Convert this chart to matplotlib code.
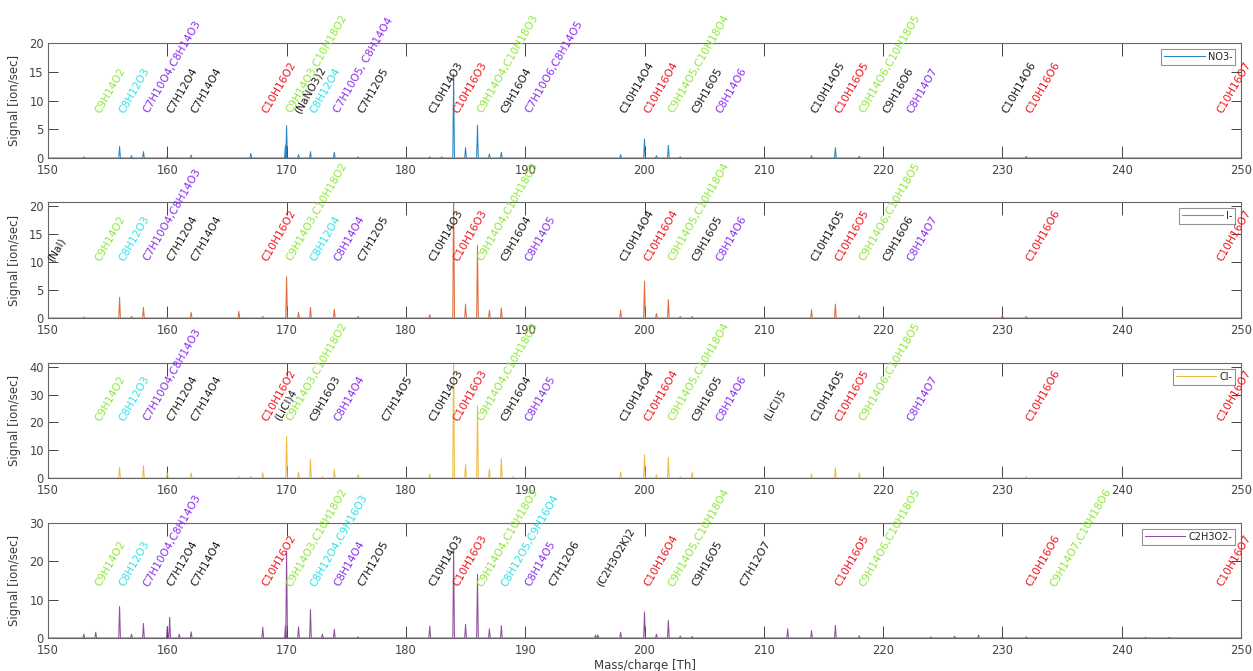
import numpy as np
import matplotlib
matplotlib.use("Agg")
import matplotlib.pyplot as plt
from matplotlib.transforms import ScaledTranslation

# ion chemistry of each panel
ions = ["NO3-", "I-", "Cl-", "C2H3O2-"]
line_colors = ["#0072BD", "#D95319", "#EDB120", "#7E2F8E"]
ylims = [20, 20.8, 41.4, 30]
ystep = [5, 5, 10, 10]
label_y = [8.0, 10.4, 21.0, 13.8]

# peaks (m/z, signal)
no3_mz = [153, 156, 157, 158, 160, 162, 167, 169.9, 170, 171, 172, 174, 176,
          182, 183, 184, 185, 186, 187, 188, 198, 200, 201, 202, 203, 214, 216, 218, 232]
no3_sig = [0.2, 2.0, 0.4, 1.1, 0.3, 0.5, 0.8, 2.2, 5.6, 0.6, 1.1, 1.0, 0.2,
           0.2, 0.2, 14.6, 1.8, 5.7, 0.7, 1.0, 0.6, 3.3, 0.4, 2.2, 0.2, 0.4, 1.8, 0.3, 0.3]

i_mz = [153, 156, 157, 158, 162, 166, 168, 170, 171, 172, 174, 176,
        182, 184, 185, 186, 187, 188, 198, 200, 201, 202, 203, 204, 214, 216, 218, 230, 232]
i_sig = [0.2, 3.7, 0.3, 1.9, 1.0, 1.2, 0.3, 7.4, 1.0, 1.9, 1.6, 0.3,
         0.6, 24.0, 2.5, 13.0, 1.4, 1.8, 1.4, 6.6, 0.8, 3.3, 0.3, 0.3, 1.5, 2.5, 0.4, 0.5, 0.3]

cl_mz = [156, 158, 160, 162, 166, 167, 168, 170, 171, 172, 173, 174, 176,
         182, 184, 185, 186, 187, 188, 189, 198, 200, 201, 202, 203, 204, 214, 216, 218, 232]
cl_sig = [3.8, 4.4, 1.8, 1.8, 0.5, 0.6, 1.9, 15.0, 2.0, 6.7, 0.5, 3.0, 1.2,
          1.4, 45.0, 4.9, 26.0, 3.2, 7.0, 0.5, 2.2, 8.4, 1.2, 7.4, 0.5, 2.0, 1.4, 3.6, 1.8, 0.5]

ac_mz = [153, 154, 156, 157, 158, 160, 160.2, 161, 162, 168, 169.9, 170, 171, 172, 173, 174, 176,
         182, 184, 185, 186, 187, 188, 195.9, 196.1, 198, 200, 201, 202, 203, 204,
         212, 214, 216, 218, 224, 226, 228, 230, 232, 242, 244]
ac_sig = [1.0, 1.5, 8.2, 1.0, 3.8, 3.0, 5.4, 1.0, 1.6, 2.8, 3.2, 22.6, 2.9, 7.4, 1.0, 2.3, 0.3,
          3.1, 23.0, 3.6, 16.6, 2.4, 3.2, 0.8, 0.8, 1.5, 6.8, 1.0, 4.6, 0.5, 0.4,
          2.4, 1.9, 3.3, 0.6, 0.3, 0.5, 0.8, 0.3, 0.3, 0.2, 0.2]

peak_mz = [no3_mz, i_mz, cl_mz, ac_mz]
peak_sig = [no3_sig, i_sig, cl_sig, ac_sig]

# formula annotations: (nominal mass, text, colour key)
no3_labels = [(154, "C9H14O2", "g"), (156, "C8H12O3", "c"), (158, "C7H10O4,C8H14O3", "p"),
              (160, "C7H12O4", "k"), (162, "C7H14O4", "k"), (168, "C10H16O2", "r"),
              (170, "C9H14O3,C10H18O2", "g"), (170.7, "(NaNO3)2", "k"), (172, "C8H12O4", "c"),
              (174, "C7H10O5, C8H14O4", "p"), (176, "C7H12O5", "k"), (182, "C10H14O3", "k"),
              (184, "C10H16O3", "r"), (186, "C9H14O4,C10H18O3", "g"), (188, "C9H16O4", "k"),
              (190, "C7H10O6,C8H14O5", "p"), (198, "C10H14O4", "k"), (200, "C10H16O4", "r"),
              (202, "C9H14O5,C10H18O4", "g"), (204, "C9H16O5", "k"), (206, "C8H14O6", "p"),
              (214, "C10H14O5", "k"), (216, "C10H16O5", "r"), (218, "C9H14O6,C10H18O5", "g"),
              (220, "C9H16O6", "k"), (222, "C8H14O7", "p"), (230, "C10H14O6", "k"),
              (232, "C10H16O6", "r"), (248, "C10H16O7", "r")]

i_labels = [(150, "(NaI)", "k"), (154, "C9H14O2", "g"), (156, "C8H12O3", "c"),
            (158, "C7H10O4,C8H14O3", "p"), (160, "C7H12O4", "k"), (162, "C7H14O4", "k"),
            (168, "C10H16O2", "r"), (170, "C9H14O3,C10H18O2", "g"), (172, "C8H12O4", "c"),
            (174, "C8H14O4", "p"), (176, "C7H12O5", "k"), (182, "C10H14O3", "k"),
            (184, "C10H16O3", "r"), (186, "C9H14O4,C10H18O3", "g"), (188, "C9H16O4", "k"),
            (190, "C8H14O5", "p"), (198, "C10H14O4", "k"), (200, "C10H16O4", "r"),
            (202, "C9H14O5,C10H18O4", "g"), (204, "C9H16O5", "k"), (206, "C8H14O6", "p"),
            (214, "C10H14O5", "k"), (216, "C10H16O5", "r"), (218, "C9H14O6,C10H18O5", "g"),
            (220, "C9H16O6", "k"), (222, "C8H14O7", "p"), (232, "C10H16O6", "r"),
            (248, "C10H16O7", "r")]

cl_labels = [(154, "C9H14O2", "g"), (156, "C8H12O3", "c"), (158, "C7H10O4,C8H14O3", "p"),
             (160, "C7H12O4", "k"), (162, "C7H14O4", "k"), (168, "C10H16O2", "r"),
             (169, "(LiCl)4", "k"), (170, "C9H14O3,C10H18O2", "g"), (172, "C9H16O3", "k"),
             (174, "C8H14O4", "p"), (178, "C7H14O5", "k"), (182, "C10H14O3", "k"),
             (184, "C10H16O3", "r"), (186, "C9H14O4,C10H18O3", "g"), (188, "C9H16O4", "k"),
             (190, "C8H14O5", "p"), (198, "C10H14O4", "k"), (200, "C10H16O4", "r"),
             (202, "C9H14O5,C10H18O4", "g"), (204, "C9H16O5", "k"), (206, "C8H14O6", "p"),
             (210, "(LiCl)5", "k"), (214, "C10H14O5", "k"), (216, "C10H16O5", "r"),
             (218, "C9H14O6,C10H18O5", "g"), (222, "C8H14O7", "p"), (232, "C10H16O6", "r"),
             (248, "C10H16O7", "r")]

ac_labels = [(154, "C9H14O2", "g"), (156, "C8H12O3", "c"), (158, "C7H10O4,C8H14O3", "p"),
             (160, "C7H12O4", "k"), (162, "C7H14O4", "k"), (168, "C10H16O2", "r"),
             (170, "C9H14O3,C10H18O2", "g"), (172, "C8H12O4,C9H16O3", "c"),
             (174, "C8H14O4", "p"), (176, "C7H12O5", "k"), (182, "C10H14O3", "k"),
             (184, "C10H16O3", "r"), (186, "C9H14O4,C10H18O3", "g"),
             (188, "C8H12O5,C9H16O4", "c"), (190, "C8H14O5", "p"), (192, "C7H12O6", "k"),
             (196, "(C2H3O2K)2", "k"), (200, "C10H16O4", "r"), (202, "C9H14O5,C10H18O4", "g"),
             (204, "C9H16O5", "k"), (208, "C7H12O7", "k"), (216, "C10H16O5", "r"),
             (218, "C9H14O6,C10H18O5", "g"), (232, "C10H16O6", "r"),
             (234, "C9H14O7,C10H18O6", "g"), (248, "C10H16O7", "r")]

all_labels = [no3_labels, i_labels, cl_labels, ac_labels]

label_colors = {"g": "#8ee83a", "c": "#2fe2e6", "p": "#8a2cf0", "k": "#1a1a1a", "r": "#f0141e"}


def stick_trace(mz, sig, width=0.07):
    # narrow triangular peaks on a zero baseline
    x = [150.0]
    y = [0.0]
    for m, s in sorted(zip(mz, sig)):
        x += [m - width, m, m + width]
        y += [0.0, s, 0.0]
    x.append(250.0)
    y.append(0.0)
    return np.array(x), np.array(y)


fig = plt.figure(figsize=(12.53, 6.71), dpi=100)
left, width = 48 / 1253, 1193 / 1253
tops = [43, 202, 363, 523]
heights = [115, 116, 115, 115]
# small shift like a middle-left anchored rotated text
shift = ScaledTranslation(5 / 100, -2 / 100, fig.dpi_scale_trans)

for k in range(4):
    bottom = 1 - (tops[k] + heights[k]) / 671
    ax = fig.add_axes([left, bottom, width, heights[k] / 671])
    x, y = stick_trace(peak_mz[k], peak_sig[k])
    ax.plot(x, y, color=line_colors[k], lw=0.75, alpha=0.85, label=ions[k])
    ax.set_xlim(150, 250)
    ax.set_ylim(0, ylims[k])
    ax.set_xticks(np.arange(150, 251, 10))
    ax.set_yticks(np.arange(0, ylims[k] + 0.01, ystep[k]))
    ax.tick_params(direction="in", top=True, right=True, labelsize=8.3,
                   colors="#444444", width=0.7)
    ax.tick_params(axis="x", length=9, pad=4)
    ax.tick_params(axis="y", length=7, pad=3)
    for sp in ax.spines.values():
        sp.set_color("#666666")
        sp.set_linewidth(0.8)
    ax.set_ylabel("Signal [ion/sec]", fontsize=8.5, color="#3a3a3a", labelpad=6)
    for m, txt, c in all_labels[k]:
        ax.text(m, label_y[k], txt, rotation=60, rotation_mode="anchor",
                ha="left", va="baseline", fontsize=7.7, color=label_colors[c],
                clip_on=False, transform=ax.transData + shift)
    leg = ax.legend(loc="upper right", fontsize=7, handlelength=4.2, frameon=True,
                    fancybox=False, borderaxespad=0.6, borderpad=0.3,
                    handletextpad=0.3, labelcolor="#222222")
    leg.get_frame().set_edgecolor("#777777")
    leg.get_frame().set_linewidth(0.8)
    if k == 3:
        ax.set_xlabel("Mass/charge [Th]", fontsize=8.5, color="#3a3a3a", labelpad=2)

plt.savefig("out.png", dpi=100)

WORK TO BE COMPLETED – Leave out any pictures, please, and quote only the lines from the top of the data through the line that contains "0.4, 0.5, 0.3]".

THE RESULT –
Convert this chart to matplotlib code.
import numpy as np
import matplotlib
matplotlib.use("Agg")
import matplotlib.pyplot as plt
from matplotlib.transforms import ScaledTranslation

# ion chemistry of each panel
ions = ["NO3-", "I-", "Cl-", "C2H3O2-"]
line_colors = ["#0072BD", "#D95319", "#EDB120", "#7E2F8E"]
ylims = [20, 20.8, 41.4, 30]
ystep = [5, 5, 10, 10]
label_y = [8.0, 10.4, 21.0, 13.8]

# peaks (m/z, signal)
no3_mz = [153, 156, 157, 158, 160, 162, 167, 169.9, 170, 171, 172, 174, 176,
          182, 183, 184, 185, 186, 187, 188, 198, 200, 201, 202, 203, 214, 216, 218, 232]
no3_sig = [0.2, 2.0, 0.4, 1.1, 0.3, 0.5, 0.8, 2.2, 5.6, 0.6, 1.1, 1.0, 0.2,
           0.2, 0.2, 14.6, 1.8, 5.7, 0.7, 1.0, 0.6, 3.3, 0.4, 2.2, 0.2, 0.4, 1.8, 0.3, 0.3]

i_mz = [153, 156, 157, 158, 162, 166, 168, 170, 171, 172, 174, 176,
        182, 184, 185, 186, 187, 188, 198, 200, 201, 202, 203, 204, 214, 216, 218, 230, 232]
i_sig = [0.2, 3.7, 0.3, 1.9, 1.0, 1.2, 0.3, 7.4, 1.0, 1.9, 1.6, 0.3,
         0.6, 24.0, 2.5, 13.0, 1.4, 1.8, 1.4, 6.6, 0.8, 3.3, 0.3, 0.3, 1.5, 2.5, 0.4, 0.5, 0.3]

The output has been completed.